OS Map 1891 – house highlighted in red

Charles Dickens moved around a lot in his life, and it was in December 1839 that he moved the family from their terraced house in Bloomsbury’s Doughty Street to here in Marylebone, where they lived until 1851.

It was here, in 1 Devonshire Terrace, that he completed Barnaby Rudge, wrote the novels Martin Chuzzlewit, The Old Curiosity Shop, Dombey & Son and David Copperfield, and topically for this time of year — it’s where he wrote A Christmas Carol.

Drawing from the Calendarium Londinense, 1934

The house looks grander than it was, as the building was originally Devonshire Lodge, but then chopped up into several houses, of which the Dickens family lived in the northern side, closest to the gardens at No. 1 Devonshire Terrace, although as the family often travelled, they didn’t live there all the time. At one point they sub-let the house for a whole year while travelling in Italy.

The whole site, including what had been back gardens fronting Marylebone Road was cleared in the 1950s for the construction of Ferguson House, the large office block and telephone exchange that’s on the site today.

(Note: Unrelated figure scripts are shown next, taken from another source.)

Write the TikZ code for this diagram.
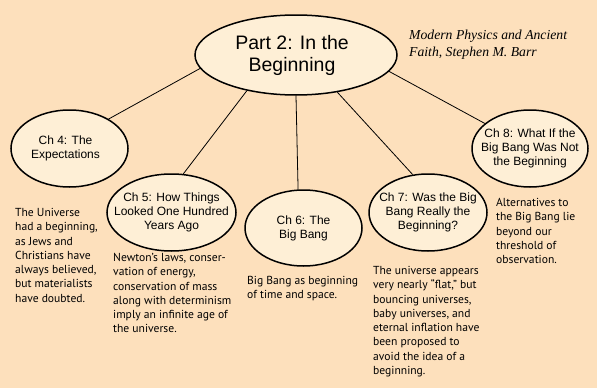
\documentclass[tikz,border=0pt]{standalone}
\usepackage{fontspec}
\setmainfont{Liberation Sans}
\newfontfamily\bodyfont{PT Sans}
\newfontfamily\citefont{Liberation Serif}
\usetikzlibrary{shapes.geometric}
\definecolor{bgpeach}{RGB}{253,224,188}
\definecolor{ellfill}{RGB}{254,239,214}
\tikzset{
  chap/.style={ellipse, draw=black, line width=1.5pt, fill=ellfill, inner sep=0pt},
  chaptext/.style={align=center, font=\fontsize{12}{14.2}\selectfont, inner sep=0pt},
  maintext/.style={align=center, font=\fontsize{19.5}{22}\selectfont, inner sep=0pt},
  body/.style={anchor=north west, align=left, inner sep=0pt, font=\bodyfont\fontsize{11.6}{14.3}\selectfont},
  link/.style={draw=black, line width=0.8pt}
}
\begin{document}
\begin{tikzpicture}[x=1pt,y=-1pt]
\useasboundingbox[fill=bgpeach] (0,0) rectangle (597,388);
% ellipses
\node[chap, minimum width=202pt, minimum height=80pt] (main) at (296,55) {};
\node[chap, minimum width=117pt, minimum height=77pt] (c4) at (69.5,148.5) {};
\node[chap, minimum width=129pt, minimum height=77pt] (c5) at (171.5,212.5) {};
\node[chap, minimum width=117pt, minimum height=76pt] (c6) at (303.5,228) {};
\node[chap, minimum width=118pt, minimum height=77pt] (c7) at (428,212.5) {};
\node[chap, minimum width=116pt, minimum height=77pt] (c8) at (530,148.5) {};
% connectors
\draw[link] (main.188) -- (c4.37);
\draw[link] (main.216) -- (c5.73);
\draw[link] (main.south) -- (c6.98);
\draw[link] (main.318) -- (c7.112);
\draw[link] (main.350) -- (c8.151);
% ellipse texts
\node[maintext] (mt) at ([xshift=-4pt]main.center) {Part 2: In the\\Beginning};
\node[chaptext] (t4) at ([xshift=-4pt]c4.center) {Ch 4: The\\Expectations};
\node[chaptext] (t5) at (c5) {Ch 5: How Things\\Looked One Hundred\\Years Ago};
\node[chaptext] (t6) at (c6) {Ch 6: The\\Big Bang};
\node[chaptext] (t7) at (c7) {Ch 7: Was the Big\\Bang Really the\\Beginning?};
\node[chaptext] (t8) at (c8) {Ch 8: What If the\\Big Bang Was Not\\the Beginning};
% citation
\node[anchor=north west, align=left, inner sep=0pt, font=\citefont\itshape\fontsize{13.7}{16.5}\selectfont] (cite) at (409,30) {Modern Physics and Ancient\\Faith, Stephen M. Barr};
% body texts
\node[body] (b4) at (15,208) {The Universe\\had a beginning,\\as Jews and\\Christians have\\always believed,\\but materialists\\have doubted.};
\node[body] (b5) at (113,253) {Newton’s laws, conser-\\vation of energy,\\conservation of mass\\along with determinism\\imply an infinite age of\\the universe.};
\node[body] (b6) at (247,276) {Big Bang as beginning\\of time and space.};
\node[body] (b7) at (373,266) {The universe appears\\very nearly “flat,” but\\bouncing universes,\\baby universes, and\\eternal inflation have\\been proposed to\\avoid the idea of a\\beginning.};
\node[body] (b8) at (496,198) {Alternatives to\\the Big Bang lie\\beyond our\\threshold of\\observation.};
\end{tikzpicture}
\end{document}
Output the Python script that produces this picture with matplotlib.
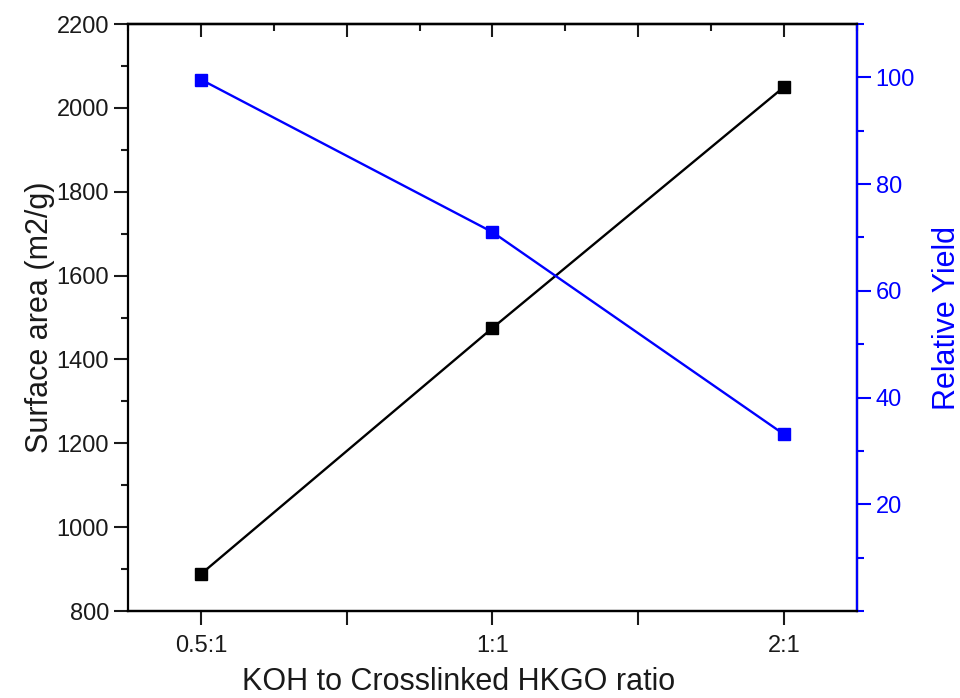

The large stone panel that sits on the corner to mark Dickens time here, was carved in 1960 by Estcourt James Clack, and shows the principal characters from six of his novels which were written whilst the author was living nearby. The panel was one of Clack’s last works, as he retired in 1962.

Working clockwise from the top left, we have:

Jacob Marley appearing to Scrooge as a door knocker in A Christmas Carol. Barnaby Rudge and his raven Grip. Dickens had a pet raven also called Grip, which he had stuffed and mounted when the bird died.

Then we have Little Nell and her grandfather from The Old Curiosity Shop.

Below is the midwife and ‘layer-out’ Sairey Gamp from Martin Chuzzlewit, and then Mr Micawber with David Copperfield.

In the middle is Paul Dombey and his daughter Florence from Dombey and Son.

And of course, the distinctive face of an aged Charles Dickens — he was much younger and beardless when he moved to live here, but as hardly anyone would recognise him without the beard, he is shown with the beard he grew a year or two before he moved out.

This is though, the second plaque to mark Dickens time in Devonshire Terrace, as the old house used to have an early Blue Plaque, which was added by the London County Council in 1903. So he did have a small plaque, but only for a few years.

Plaque visible in this photo – The Sphere 2 March 1957 (c) British Newspaper Archive

Although they added the plaque, the LCC was less interested in saving the house later, approving unfulfilled plans to demolish it in 1936 and again in 1945. Part of the argument that it needn’t be preserved was that the Charles Dickens Fellowship had recently acquired and preserved Dickens previous home in Doughty Street — today the Charles Dickens Museum — and that the interior of the Marylebone house had been much altered by later occupants.

Eventually, the block was cleared and the office block was built here in the late 1950s instead, but at least the memory of Charles Dickens’s most productive years is commemorated.